In February 2023, Veritas Capital completed the acquisition of industry leader Wood Mackenzie, who has provided high-quality data, analytics, and insights used to power the energy, renewable and natural resource industries.

On August 6, 2024, NCR Voyix publicly announced that it had reached an agreement with Veritas Capital to sell Digital banking sector of NCR Voyix for $2.45 billion. The transaction was completed on September 30; the resulting company was named Candescent.

==Healthcare technology==
In 2012, Veritas acquired the "health-care data business" of Thomson Reuters for $1.25 billion; the business is now called Truven Health Analytics. In 2016, it sold Truven Health Analytics Inc. to IBM for $2.6 billion.

On April 25, 2016, the firm acquired the healthcare services business unit from Verisk Analytics, Inc. for $820 million. The deal closed on June 1, 2016, and the company was renamed “Verscend Technologies, Inc.”

On April 2, 2018, the firm announced plans to buy The Value-Based Care Solutions Group from GE Healthcare for $1.05 billion. The deal closed on July 11, 2018. On October 9, 2018, it announced it was rebranding The Value-Based Care Solutions Group to Virence Health Technologies.

On June 19, 2018, Veritas-backed Verscend acquired Cotiviti Holdings, Inc., a provider of payment accuracy and analytics-driven solutions focused primarily on the healthcare industry, for $4.9 billion. The deal closed on August 27, 2018; the combined private company would operate under the Cotiviti name.

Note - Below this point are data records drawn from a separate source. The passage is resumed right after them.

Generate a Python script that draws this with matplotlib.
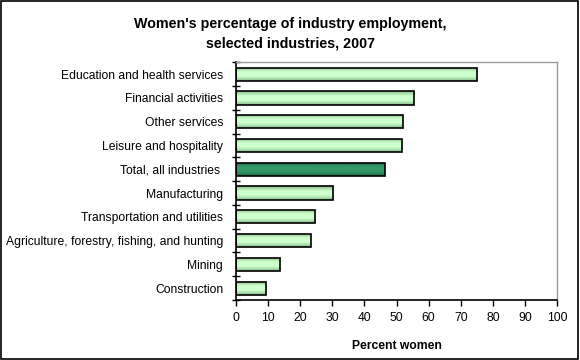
import numpy as np
import matplotlib.pyplot as plt
from matplotlib.colors import LinearSegmentedColormap

plt.rcParams['font.family'] = ['Liberation Sans', 'DejaVu Sans']

# Data (top to bottom as in the chart)
industries = ['Education and health services', 'Financial activities', 'Other services',
              'Leisure and hospitality', 'Total, all industries ', 'Manufacturing',
              'Transportation and utilities', 'Agriculture, forestry, fishing, and hunting',
              'Mining', 'Construction']
pct_women = [75.0, 55.4, 51.9, 51.6, 46.3, 30.2, 24.6, 23.3, 13.7, 9.3]
highlight = 'Total, all industries '

fig = plt.figure(figsize=(5.8, 3.6), dpi=100)
ax = fig.add_axes([0.4064, 0.1667, 0.9609 - 0.4064, 0.8269 - 0.1667])

light = LinearSegmentedColormap.from_list('light', ['#88b888', '#ccffcc', '#ccffcc', '#88b888'])
dark = LinearSegmentedColormap.from_list('dark', ['#1f6e48', '#339966', '#339966', '#1f6e48'])
grad = np.linspace(0, 1, 64).reshape(-1, 1)

y = np.arange(len(industries))[::-1]
bars = ax.barh(y, pct_women, height=0.55, color='none', edgecolor='black', linewidth=1.2, zorder=3)
for b, name in zip(bars, industries):
    x0, y0 = b.get_x(), b.get_y()
    w, h = b.get_width(), b.get_height()
    cmap = dark if name == highlight else light
    im = ax.imshow(grad, cmap=cmap, aspect='auto', extent=(x0, x0 + w, y0, y0 + h),
                   origin='lower', zorder=2)
    im.set_clip_path(b)

ax.set_xlim(0, 100)
ax.set_ylim(-0.5, len(industries) - 0.5)
ax.set_xticks(np.arange(0, 101, 10))
ax.set_yticks(y)
ax.set_yticklabels(industries)
ax.set_yticks(np.arange(-0.5, len(industries), 1), minor=True)
ax.tick_params(axis='y', which='major', length=0, pad=9, labelsize=8.75)
ax.tick_params(axis='y', which='minor', length=6, direction='inout', width=1)
ax.tick_params(axis='x', length=4, width=1, direction='out', labelsize=8.75, pad=5)

for s in ['left', 'bottom']:
    ax.spines[s].set_color('black')
    ax.spines[s].set_linewidth(1.2)
for s in ['top', 'right']:
    ax.spines[s].set_color('#999999')
    ax.spines[s].set_linewidth(1)

ax.set_xlabel('Percent women', fontsize=8.75, fontweight='bold', labelpad=11)
fig.text(0.5, 0.905, "Women's percentage of industry employment,\nselected industries, 2007",
         ha='center', va='center', fontsize=10.3, fontweight='bold', linespacing=1.5)

# outer border
fig.patches.append(plt.Rectangle((0.001, 0.002), 0.996, 0.996, transform=fig.transFigure,
                                 fill=False, edgecolor='black', linewidth=1.2))

fig.savefig('out.png', dpi=100)
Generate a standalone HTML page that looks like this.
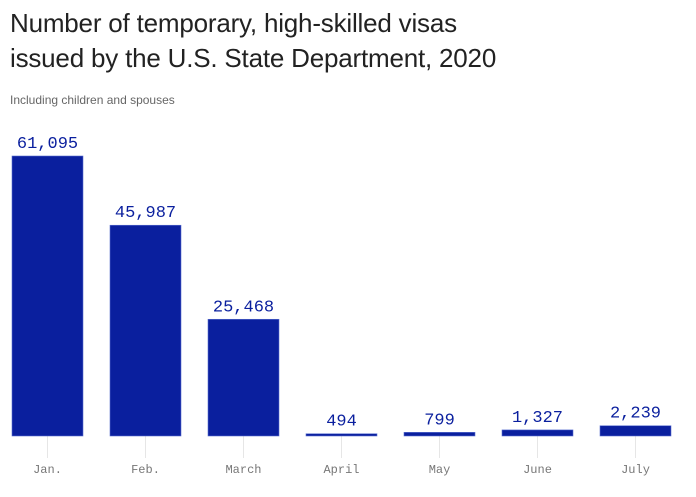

On November 12, 2018, the firm announced it had entered into a definitive agreement to acquire Watertown, Massachusetts–based athenahealth for $5.7 billion through a partnership with Evergreen Coast Capital, with plans to merge athenahealth with Virence Health Technologies; the joint company would operate under the athenahealth brand. The acquisition closed on February 11, 2019. In June 2019, the firm received “PE Deal of the Year” for its acquisition of athenahealth by the publication The Deal.

On March 10, 2020, DXC Technology announced it had reached an agreement with Veritas to purchase its U.S. State and Local Health and Human Services business for $5.0 billion. On October 1, 2020, DXC also sold its U.S. State and Local Health and Human Services business to Veritas Capital, forming Gainwell Technologies, supporting clients across U.S. states and territories in Medicaid Management Information Systems (MMIS), healthcare management, and immunization registry and eligibility services.

==Publishing==
On February 22, 2022, a tender offer was announced by Veritas to acquire the publisher Houghton Mifflin Harcourt for $21 per share, or about $2.8 billion. The tender deadline was originally April 1, before being extended to April 6 on March 29. Before the tender date, there were over 36,000 contracts traded for the June 17 $22.5 strike price call options. Many investors purchased call options based on numerous reports from institutional investors with large stakes in the company, claiming that the $21 per share offer was undervaluing the company. On April 6, 57% of $HMHC shares were put up for tender, leading to the tender offer going through and HMH going private. Once the sale was completed, the stock of Houghton Mifflin Harcourt was delisted from Nasdaq.